Although their “special settler” status was lifted after Soviet leader Nikita Khruschev’s repudiation of Stalin in 1956, the deportees still could not return to the peninsula, which was by then transferred to the Ukrainian Soviet Socialist Republic.
Unlike other deported populations, the Crimean Tatar identity had been officially erased and its people grouped with the Central Asian Tatars whose homeland was Russia’s region of Tatarstan. Those who did return to Crimea found it difficult to obtain residency permits or find housing.
It was only after the rise of an organized Crimean Tatar movement and several high-profile self-immolations protesting the ongoing injustice that the Soviet government officially allowed the Crimean Tatars’ return in 1989, shortly before its collapse.
By 1991, about 150,000 Tatars had come home. Over the decades, the Tatar movement had forged strong links with other dissidents and national movements and, given their history under Russian rule, overwhelmingly decided their future lies with Ukraine.
When Crimea voted with the rest of Ukraine’s regions in the 1991 independence referendum, the Tatar vote was instrumental in attaining a narrow pro-independence majority. More Crimean Tatars returned over the next two decades, raising the population to more than a quarter million. And though they faced bureaucratic obstacles, discrimination by Russian-speaking locals, and government dysfunction, they began to rebuild their communities and institutions like the Mejlis council, officially recognized by the Ukranian government as the Crimean Tatars’ representative body in 1999.
Russian occupation stops progress
Russia’s illegal annexation in 2014 has put a sharp brake on this cultural revival. Under the occupation, the Mejlis has been outlawed, mosques and schools have been shuttered, and public gatherings are banned.
Tatar citizens face arbitrary detention, surveillance, and killing at the hands of Russian authorities, as well as conscription into the Russian armed forces. Thousands have fled to unoccupied parts of Ukraine.

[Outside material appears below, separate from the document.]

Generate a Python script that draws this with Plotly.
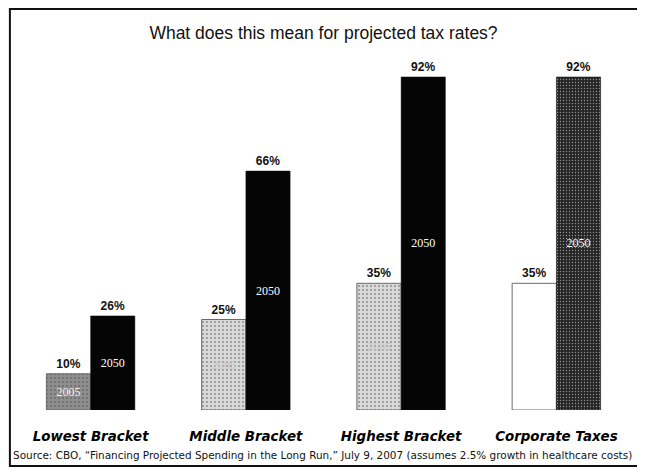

In 2014, the Ukrainian Parliament recognized Crimean Tatars as an Indigenous people of Crimea commemorates the Sürgün as a genocide.
Thousands have fled to unoccupied parts of Ukraine, whose government now recognizes the Tatars’ Indigenous status and commemorates the Sürgün as a genocide.
And while the majority of Crimean Tatars remain in the occupied peninsula where their culture is suppressed, the presence of two national minorities among Ukraine’s top military leadership is a reminder of the diverse heritage now threatened by Russia’s unprovoked invasion.